Okay, reading season lasts from early November through late February (for this problem we'll say November 1 through February 28.) Salvador takes 5 days of vacation in December and 2 days in Janurary. Amy takes 3 days of vacation in November, 1 in December, 2 in January, and 1 in February. All else being equal - for applications for which Salvador and Amy are the two readers, what is the probability that Salvador read a given application before Amy?

First person to answer correctly gets a prize. Then again, how would I even know what the correct answer is? Hehe.

- - -

Edit: okay, first person to provide an answer (with documented process) that gets a stamp of approval from Keith gets the prize.

## Comments (Closed after 30 days to reduce spam)
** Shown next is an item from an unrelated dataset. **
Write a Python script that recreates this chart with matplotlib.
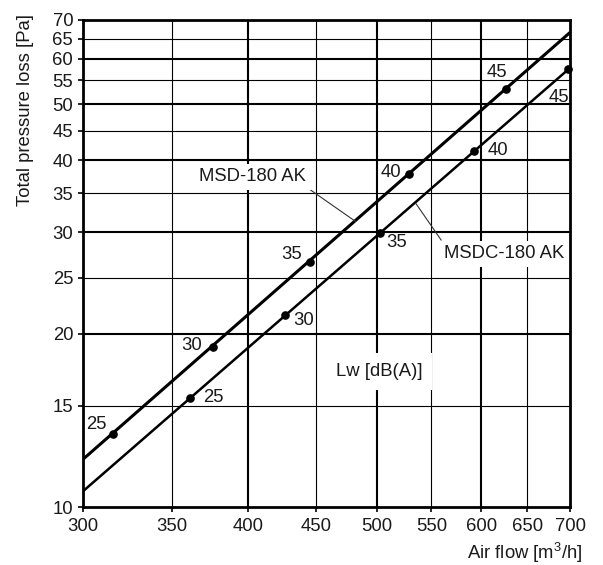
import matplotlib
matplotlib.use('Agg')
import matplotlib.pyplot as plt
from matplotlib.ticker import FixedLocator, NullLocator, FixedFormatter

plt.rcParams['font.family'] = ['Liberation Sans', 'DejaVu Sans']
plt.rcParams['mathtext.fontset'] = 'custom'
plt.rcParams['mathtext.rm'] = 'Liberation Sans'
plt.rcParams['mathtext.it'] = 'Liberation Sans'

# ---- data ----
x_ticks = [300, 350, 400, 450, 500, 550, 600, 650, 700]
y_ticks = [10, 15, 20, 25, 30, 35, 40, 45, 50, 55, 60, 65, 70]
x_heavy = [400, 500, 600]
y_heavy = [20, 30, 40, 50, 60]

msd_line_x = [300, 700]
msd_line_y = [12.1, 66.6]
msdc_line_x = [300, 700]
msdc_line_y = [10.65, 57.8]

lw_levels = [25, 30, 35, 40, 45]
msd_flow = [316, 376, 445, 529, 626]
msd_loss = [13.4, 18.95, 26.6, 37.8, 53.1]
msdc_flow = [361.5, 426.6, 502.7, 592, 698]
msdc_loss = [15.46, 21.5, 29.9, 41.5, 57.5]

msd_label = "MSD-180 AK"
msdc_label = "MSDC-180 AK"
lw_label = "Lw [dB(A)]"
x_label = "Air flow [m$^3$/h]"
y_label = "Total pressure loss [Pa]"

FS = 13.3

# ---- figure ----
fig = plt.figure(figsize=(6.03, 5.65), dpi=100)
ax = fig.add_axes([83/603, 58/565, 487/603, 487/565])
ax.set_xscale('log')
ax.set_yscale('log')
ax.set_xlim(300, 700)
ax.set_ylim(10, 70)

ax.xaxis.set_major_locator(FixedLocator(x_ticks))
ax.xaxis.set_minor_locator(NullLocator())
ax.xaxis.set_major_formatter(FixedFormatter([str(v) for v in x_ticks]))
ax.yaxis.set_major_locator(FixedLocator(y_ticks))
ax.yaxis.set_minor_locator(NullLocator())
ax.yaxis.set_major_formatter(FixedFormatter([str(v) for v in y_ticks]))
ax.tick_params(direction='out', length=3.6, width=1.2, labelsize=FS, color='black',
               labelcolor='#1a1a1a')
ax.tick_params(axis='x', pad=4.5)
ax.tick_params(axis='y', pad=3.5)

for s in ax.spines.values():
    s.set_linewidth(2.0)
    s.set_zorder(5)

for v in x_ticks[1:-1]:
    ax.axvline(v, color='black', lw=1.5 if v in x_heavy else 0.8, zorder=1)
for v in y_ticks[1:-1]:
    ax.axhline(v, color='black', lw=1.5 if v in y_heavy else 0.8, zorder=1)

ax.plot(msd_line_x, msd_line_y, color='black', lw=2.2, zorder=3, solid_capstyle='butt')
ax.plot(msdc_line_x, msdc_line_y, color='black', lw=1.8, zorder=3, solid_capstyle='butt')
ax.plot(msd_flow, msd_loss, 'o', color='black', ms=5.2, zorder=4, clip_on=False)
ax.plot(msdc_flow, msdc_loss, 'o', color='black', ms=5.2, zorder=4, clip_on=False)

msd_offsets = [(-16, 9), (-21, 2), (-18, 8), (-18, 2), (-9, 17)]
msdc_offsets = [(23, 0), (18, -5), (17, -10), (24, 0), (-9, -28)]
for lv, fx, fy, off in zip(lw_levels, msd_flow, msd_loss, msd_offsets):
    ax.annotate(str(lv), (fx, fy), xytext=off, textcoords='offset pixels',
                ha='center', va='center', fontsize=FS, color='#1a1a1a', zorder=6)
for lv, fx, fy, off in zip(lw_levels, msdc_flow, msdc_loss, msdc_offsets):
    ax.annotate(str(lv), (fx, fy), xytext=off, textcoords='offset pixels',
                ha='center', va='center', fontsize=FS, color='#1a1a1a', zorder=6)

box = dict(boxstyle='square,pad=0.25', fc='white', ec='none')
ax.plot([443.3, 482], [35.8, 31.3], color='#333333', lw=0.8, zorder=3)
ax.text(403, 37.4, msd_label, ha='center', va='center', fontsize=FS, color='#1a1a1a',
        bbox=box, zorder=6)
ax.plot([559.4, 535.5], [29.06, 33.6], color='#333333', lw=0.8, zorder=3)
ax.text(624.6, 27.5, msdc_label, ha='center', va='center', fontsize=FS, color='#1a1a1a',
        bbox=box, zorder=6)
ax.text(502, 17.2, lw_label, ha='center', va='center', fontsize=FS, color='#1a1a1a',
        bbox=dict(boxstyle='square,pad=0.55', fc='white', ec='none'), zorder=6)

ax.text(-0.119, 0.815, y_label, transform=ax.transAxes, rotation=90,
        ha='center', va='center', fontsize=FS, color='#1a1a1a')
ax.text(1.026, -0.095, x_label, transform=ax.transAxes,
        ha='right', va='center', fontsize=FS, color='#1a1a1a')

fig.savefig('out.png', dpi=100)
Posted by: smoke coming from ears on May 5, 2005

Posted by: 0 on May 5, 2005

but im not tellin b4 anybody else does ..lol

Posted by: Laila Shabir on May 5, 2005

Posted by: smr on May 5, 2005

Posted by: 0 on May 5, 2005

1) I am going to assume the two piques are independent. I mean, if Amy chooses an application it doesn't affect Salvador's choice (although that might not be true but would render this unsolvable).

For each one:

P(Salvador reads it) = 922/10500

P(Amy reads it) = 922/10500

To calculate the probability that either of them will read it, it's:

1 - P(Both haven't read it)

= 1 - (9578/10500)^2 or 0.1679

The probability that both have read it is just

(922/10500)^2 or 0.007711

I'm trying to work on the second one now...
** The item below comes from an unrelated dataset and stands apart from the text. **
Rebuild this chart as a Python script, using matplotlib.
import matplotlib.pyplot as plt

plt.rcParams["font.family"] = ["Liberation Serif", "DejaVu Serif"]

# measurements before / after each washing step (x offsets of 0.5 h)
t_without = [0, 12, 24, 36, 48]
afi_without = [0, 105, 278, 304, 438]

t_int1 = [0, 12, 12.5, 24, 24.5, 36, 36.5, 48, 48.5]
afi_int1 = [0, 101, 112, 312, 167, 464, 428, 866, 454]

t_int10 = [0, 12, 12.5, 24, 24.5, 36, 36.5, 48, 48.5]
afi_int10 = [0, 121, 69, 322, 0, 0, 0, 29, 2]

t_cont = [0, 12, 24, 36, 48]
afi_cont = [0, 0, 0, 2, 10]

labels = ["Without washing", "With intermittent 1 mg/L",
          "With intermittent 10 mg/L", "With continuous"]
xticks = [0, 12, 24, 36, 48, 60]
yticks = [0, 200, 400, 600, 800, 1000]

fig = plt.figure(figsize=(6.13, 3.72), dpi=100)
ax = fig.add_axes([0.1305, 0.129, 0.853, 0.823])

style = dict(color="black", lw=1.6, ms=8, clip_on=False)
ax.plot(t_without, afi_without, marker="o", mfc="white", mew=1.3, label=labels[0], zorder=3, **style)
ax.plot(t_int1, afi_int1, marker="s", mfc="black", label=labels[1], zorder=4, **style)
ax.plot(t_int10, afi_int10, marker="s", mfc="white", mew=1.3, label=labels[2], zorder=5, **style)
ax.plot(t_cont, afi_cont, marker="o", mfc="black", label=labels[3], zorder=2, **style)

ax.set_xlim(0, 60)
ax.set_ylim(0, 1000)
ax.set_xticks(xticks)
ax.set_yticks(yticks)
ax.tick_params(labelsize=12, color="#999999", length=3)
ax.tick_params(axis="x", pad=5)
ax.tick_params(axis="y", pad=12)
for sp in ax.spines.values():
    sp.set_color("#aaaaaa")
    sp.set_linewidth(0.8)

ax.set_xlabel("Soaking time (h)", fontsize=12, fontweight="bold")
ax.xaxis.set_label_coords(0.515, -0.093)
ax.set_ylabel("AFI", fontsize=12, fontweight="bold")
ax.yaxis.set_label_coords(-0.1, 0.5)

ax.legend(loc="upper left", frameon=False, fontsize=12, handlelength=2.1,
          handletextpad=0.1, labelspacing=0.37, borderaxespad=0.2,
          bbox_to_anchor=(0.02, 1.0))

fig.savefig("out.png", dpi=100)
although it's sort of weird.

Posted by: Mike Axiak on May 5, 2005

It's senior day as well as Cinco de Mayo. 05/05/05.

ADIOS!~Kiersten~

ps how about you ask a question about the brain, or rock n roll, then we'll talk...

Posted by: Kiersten on May 5, 2005

Posted by: me on May 5, 2005

I think that Ben should have to answer the second one.

Posted by: Keith W on May 5, 2005

Oh well...maybe I'll get it in a few days

Also, replace 'piques' with 'picks' . (typoes...)

Posted by: Mike Axiak on May 5, 2005

Me - (well not me, but "me") - middle of May is when they'll start making decisions, I believe. I should know a bit earlier than that whether or not we're even going to the waitlist... hopefully yes, since that was the intention, but it all depends on yield.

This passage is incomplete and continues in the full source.